El sábado fue mi último día, después de 6 años, del medicamento contra la ansiedad. Nunca quise saber qué era exactamente. Me quedé con su nombre comercial y con lo que me dijo el médico: era apenas un empujón para la química desbalanceada de mi cerebro que me inducía a los ataques de pánico. No era adictiva.
Se suponía que hace dos o tres años tenía que haber sacado cita para empezar a dejarla, pero tenía miedo. Miedo de que los ataques volvieran. Miedo por la gente que había conocido que la tomaba y me recomendaban no soltarla nunca. Miedo de volver a sentir tanto miedo.
Fui por vanidad. Me habían mandado un medicamento para bajar de peso y estaba funcionando. Y estoy convencida que esos medicamentos para ansiedad, te ponen gorda. Para cuando tuve los ataques pesaba 80 kilos. Para junio del año pasado, llegué a pesar 40 más y llevaba así dos o más años.
Así que fui y el doctor dijo que me veía bien e hicimos un plan para dejarlas poco a poco y me dijo y me convencí que no me harían falta, que el ejercicio compensaba, que yo había crecido como persona, que estaba mejor, que la terapia funciona, aunque atrás, en la parte oscura de la mente me veía a mí misma tras bambalinas dando un discurso sonriente y valiente sabiendo que ni yo misma me lo creía.
Las primeras dos semanas sudaba de repente a chorros, sin saber porqué, en días fríos y ventosos. El sueño muy ligero, me costaba dormirme y me despertaba con cualquier cosa, pero llena de energía, sin cansancio. Pesadillas constantes. Y sin embargo, totalmente eléctrica, urgida, acelerada, como si necesitara hacer mil cosas, salir para algún lado, casi eufórica, frenética.
Pasó. Hubo días de mucha furia. Días en que sentía ganas de romper cosas o personas. Y darme cuenta que ese enojo no era mío. Era más que yo. Una cosa ajena, irreconocible por su intensidad.
Y después, días de tristeza. Nostálgica, infantil. No pensé que llevarte al kinder iba a ser un asunto tan emocional. Traté, te lo juro, de no hacer de la mañana un evento tenso, pero me caí en el baño y vos no te querías levantar. Después no te querías bañar. No querías desayunar ni vestirte. Todo estaba en el lugar perfecto para ser un desastre.
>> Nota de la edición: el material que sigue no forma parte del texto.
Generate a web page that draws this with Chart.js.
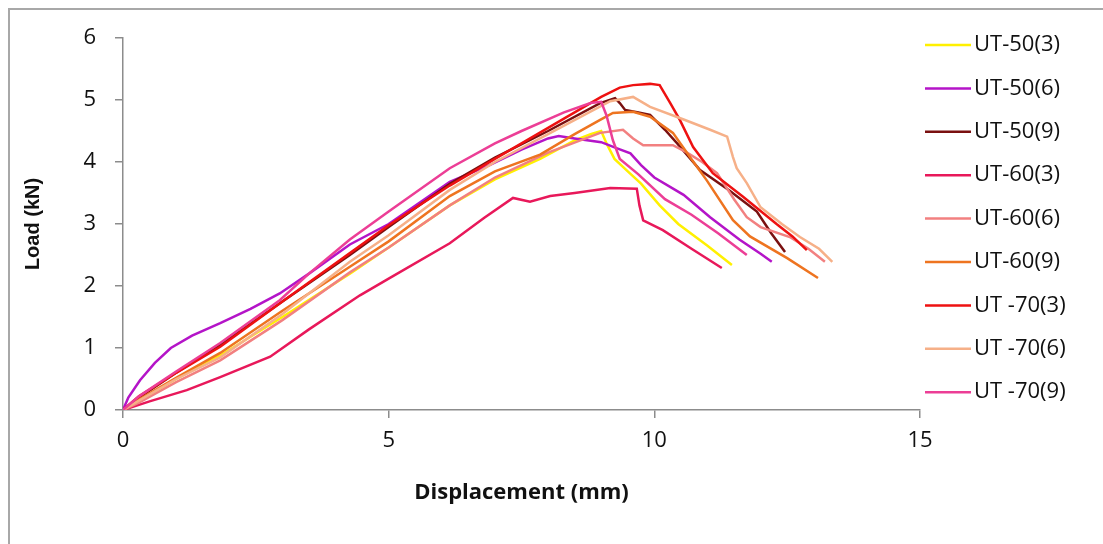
<!DOCTYPE html>
<html>
<head>
<meta charset="utf-8">
<script src="https://cdn.jsdelivr.net/npm/chart.js@4.4.1/dist/chart.umd.min.js"></script>
<style>
  html, body { margin: 0; padding: 0; background: #fff; }
  #wrap { position: relative; width: 1103px; height: 544px; overflow: hidden; }
  #marco { position: absolute; left: 8px; top: 8px; width: 1200px; height: 600px; border-left: 2px solid #a8a8a8; border-top: 2px solid #a8a8a8; }
  canvas { position: absolute; left: 0; top: 0; }
</style>
</head>
<body>
<div id="wrap">
  <div id="marco"></div>
  <canvas id="grafico" width="1103" height="544"></canvas>
</div>
<script>
// Series names and colours
const nombres = ["UT-50(3)", "UT-50(6)", "UT-50(9)", "UT-60(3)", "UT-60(6)", "UT-60(9)", "UT -70(3)", "UT -70(6)", "UT -70(9)"];
const colores = ["#FFF000", "#B414C8", "#7A1010", "#E8185A", "#F28080", "#EE7420", "#EE1111", "#F6B088", "#EC3E96"];

// Displacement (mm) / Load (kN)
const dispUT50_3 = [0, 0.3, 1, 1.83, 3, 4.27, 5, 6.15, 7, 7.85, 8.5, 8.8, 9.0, 9.1, 9.25, 9.5, 9.75, 10.1, 10.45, 11.0, 11.46];
const loadUT50_3 = [0, 0.15, 0.5, 0.88, 1.5, 2.2, 2.62, 3.3, 3.72, 4.05, 4.35, 4.45, 4.5, 4.3, 4.05, 3.85, 3.65, 3.3, 3.0, 2.65, 2.34];

const dispUT50_6 = [0, 0.1, 0.32, 0.6, 0.9, 1.3, 1.83, 2.4, 2.95, 3.5, 4.27, 5, 6.15, 6.9, 7.5, 8.0, 8.2, 8.5, 9.0, 9.3, 9.55, 9.75, 10.0, 10.55, 11.05, 11.6, 12.0, 12.21];
const loadUT50_6 = [0, 0.2, 0.48, 0.76, 1.0, 1.2, 1.4, 1.63, 1.88, 2.2, 2.67, 3.0, 3.68, 3.95, 4.2, 4.38, 4.42, 4.38, 4.32, 4.22, 4.14, 3.95, 3.75, 3.47, 3.11, 2.75, 2.52, 2.39];

const dispUT50_9 = [0, 0.3, 1, 1.83, 3, 4.27, 5, 6.15, 7, 8, 8.98, 9.26, 9.35, 9.45, 9.7, 9.92, 10.2, 10.43, 10.86, 11.4, 11.93, 12.2, 12.46];
const loadUT50_9 = [0, 0.2, 0.6, 1.05, 1.75, 2.5, 2.95, 3.65, 4.07, 4.5, 4.95, 5.03, 4.95, 4.84, 4.8, 4.76, 4.52, 4.3, 3.87, 3.55, 3.2, 2.85, 2.55];

const dispUT60_3 = [0, 0.5, 1.2, 1.83, 2.77, 3.5, 4.46, 5, 6.15, 6.8, 7.34, 7.66, 8.04, 8.5, 9.17, 9.67, 9.72, 9.79, 10.16, 10.7, 11.27];
const loadUT60_3 = [0, 0.14, 0.32, 0.53, 0.86, 1.3, 1.85, 2.12, 2.69, 3.1, 3.42, 3.36, 3.45, 3.5, 3.58, 3.57, 3.3, 3.06, 2.9, 2.6, 2.29];

const dispUT60_6 = [0, 0.3, 1, 1.83, 3, 4.27, 5, 6.15, 7, 8, 8.98, 9.41, 9.6, 9.79, 10.35, 10.6, 10.9, 11.18, 11.5, 11.74, 12.0, 12.55, 12.9, 13.21];
const loadUT60_6 = [0, 0.12, 0.45, 0.8, 1.45, 2.22, 2.62, 3.3, 3.75, 4.15, 4.47, 4.52, 4.38, 4.27, 4.27, 4.16, 4.0, 3.82, 3.4, 3.11, 2.95, 2.79, 2.6, 2.39];

const dispUT60_9 = [0, 0.3, 1, 1.83, 3, 4.27, 5, 6.15, 7, 7.85, 8.5, 8.98, 9.22, 9.6, 9.92, 10.35, 10.67, 10.99, 11.48, 11.8, 12.5, 13.08];
const loadUT60_9 = [0, 0.17, 0.52, 0.92, 1.6, 2.31, 2.72, 3.45, 3.85, 4.12, 4.45, 4.68, 4.79, 4.81, 4.73, 4.47, 4.08, 3.7, 3.06, 2.8, 2.45, 2.13];

const dispUT70_3 = [0, 0.3, 1, 1.83, 3, 4.27, 5, 6.15, 7, 8, 9, 9.35, 9.6, 9.92, 10.1, 10.3, 10.48, 10.73, 11.1, 11.67, 12.3, 12.6, 12.87];
const loadUT70_3 = [0, 0.22, 0.6, 1.02, 1.75, 2.53, 2.98, 3.62, 4.05, 4.55, 5.05, 5.2, 5.24, 5.26, 5.24, 4.95, 4.68, 4.24, 3.82, 3.44, 3.0, 2.8, 2.58];

const dispUT70_6 = [0, 0.3, 1, 1.83, 3, 4.27, 5, 6.15, 7, 8, 9.17, 9.6, 9.92, 10.54, 11.05, 11.37, 11.48, 11.55, 11.74, 12.0, 12.4, 12.74, 13.1, 13.35];
const loadUT70_6 = [0, 0.15, 0.5, 0.85, 1.55, 2.39, 2.82, 3.55, 4.0, 4.45, 4.98, 5.05, 4.89, 4.69, 4.52, 4.41, 4.08, 3.9, 3.66, 3.27, 3.0, 2.79, 2.6, 2.39];

const dispUT70_9 = [0, 0.3, 1, 1.83, 2.95, 3.5, 4.27, 5, 6.15, 7, 7.5, 8.3, 8.8, 9.0, 9.1, 9.22, 9.35, 9.7, 10.2, 10.7, 11.2, 11.74];
const loadUT70_9 = [0, 0.22, 0.62, 1.08, 1.77, 2.2, 2.75, 3.2, 3.9, 4.3, 4.5, 4.8, 4.95, 4.97, 4.75, 4.35, 4.05, 3.8, 3.4, 3.15, 2.85, 2.5];

const desplazamientos = [dispUT50_3, dispUT50_6, dispUT50_9, dispUT60_3, dispUT60_6, dispUT60_9, dispUT70_3, dispUT70_6, dispUT70_9];
const cargas = [loadUT50_3, loadUT50_6, loadUT50_9, loadUT60_3, loadUT60_6, loadUT60_9, loadUT70_3, loadUT70_6, loadUT70_9];

// Axis ticks
const ticksX = [0, 5, 10, 15];
const ticksY = [0, 1, 2, 3, 4, 5, 6];

const datasets = nombres.map((n, i) => ({
    label: n,
    data: desplazamientos[i].map((x, j) => ({ x: x, y: cargas[i][j] })),
    borderColor: colores[i],
    backgroundColor: colores[i],
    borderWidth: 2.5,
    pointRadius: 0,
    tension: 0,
    order: nombres.length - i
}));

// Legend drawn at the right, like the original
const leyenda = {
    id: 'leyenda',
    afterDraw(chart) {
        const ctx = chart.ctx;
        ctx.save();
        ctx.font = '22px "Open Sans"';
        ctx.textBaseline = 'middle';
        ctx.textAlign = 'left';
        nombres.forEach((n, i) => {
            const y = 45 + i * 43.4;
            ctx.strokeStyle = colores[i];
            ctx.lineWidth = 2.5;
            ctx.beginPath();
            ctx.moveTo(925, y);
            ctx.lineTo(971, y);
            ctx.stroke();
            ctx.fillStyle = '#111';
            ctx.fillText(n, 974, y);
        });
        ctx.restore();
    }
};

new Chart(document.getElementById('grafico').getContext('2d'), {
    type: 'line',
    data: { datasets: datasets },
    options: {
        responsive: false,
        animation: false,
        layout: { padding: { left: 0, top: 38, right: 183, bottom: 0 } },
        plugins: { legend: { display: false }, tooltip: { enabled: false } },
        scales: {
            x: {
                type: 'linear', min: 0, max: 15,
                afterFit: (s) => { s.height = 134; },
                afterBuildTicks: (s) => { s.ticks = ticksX.map(v => ({ value: v })); },
                grid: { drawOnChartArea: false, drawTicks: true, tickLength: 8, color: '#8c8c8c', lineWidth: 1.5 },
                border: { color: '#8c8c8c', width: 1.5 },
                ticks: { color: '#111', font: { family: 'Open Sans', size: 22 }, padding: 10 },
                title: { display: true, text: 'Displacement (mm)', color: '#111', font: { family: 'Open Sans', size: 22, weight: 'bold' }, padding: { top: 0, bottom: 38 } }
            },
            y: {
                type: 'linear', min: 0, max: 6,
                afterFit: (s) => { s.width = 123; },
                afterBuildTicks: (s) => { s.ticks = ticksY.map(v => ({ value: v })); },
                grid: { drawOnChartArea: false, drawTicks: true, tickLength: 8, color: '#8c8c8c', lineWidth: 1.5 },
                border: { color: '#8c8c8c', width: 1.5 },
                ticks: { color: '#111', font: { family: 'Open Sans', size: 22 }, padding: 19 },
                title: { display: true, text: 'Load (kN)', color: '#111', font: { family: 'Liberation Sans', size: 20, weight: 'bold' }, padding: { top: 21, bottom: 0 } }
            }
        }
    },
    plugins: [leyenda]
});
</script>
</body>
</html>
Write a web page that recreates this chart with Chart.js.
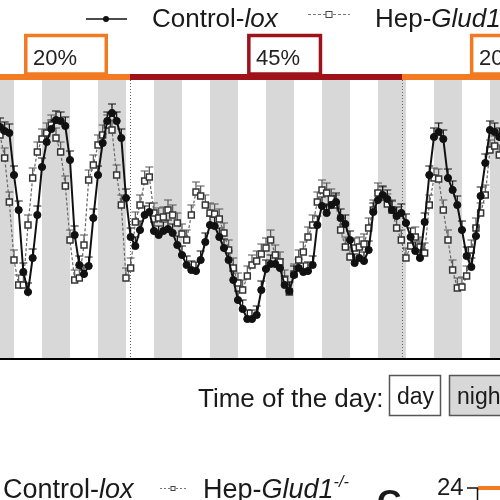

Así que de camino, usando youtube porque no sé usar Spotify te puse tus canciones favoritas y las mías y cantamos los 25 minutos que nos tomó llegar de primeros para esperar al sol. Pensaba en vos, sí, pero egoístamente pensaba más en mí.
Llegaron imágenes de infancia, de la clase de música en la escuela cuando aprendimos canciones de Roberto Carlos. Y se me salieron las lágrimas.
Yo no esperaba que tu entrada al kinder me revolcara así y tanto. Pero al dejarte feliz y tranquilo en la clase, de primero, armando un rompecabezas, la que tenía lágrimas en los ojos era yo.
Y he estado pensando que tal vez tenga que ver con esa etapa de mi infancia, que recuerdo tan oscura, tan conflictiva. Una zona nublada donde de repente aparecían cosas que me daban miedo y yo sola, sin poder defenderme, vulnerable e indefensa ante lo que pasara.
Yo quisiera protegerte de eso. Quisiera que tu experiencia fuese otra. Que seás un hombre que recuerde con cariño todos esos primeros días y primeras veces.
Tal vez por eso, cuando te portás tan mal y hacés berrinche y te negás a participar en todo y gritás y te enojás y no hacés caso y testarudamente te negás a decir qué pasa y después te me acurrucás y me decís muy triste que extrañás a tus amigos del otro kinder, tengo miedo que de estés repitiendo lo mío o peor aun, que sin darme cuenta, te esté transmitiendo ese miedo tan viejo, que ahora resurgió, brilante y ajeno.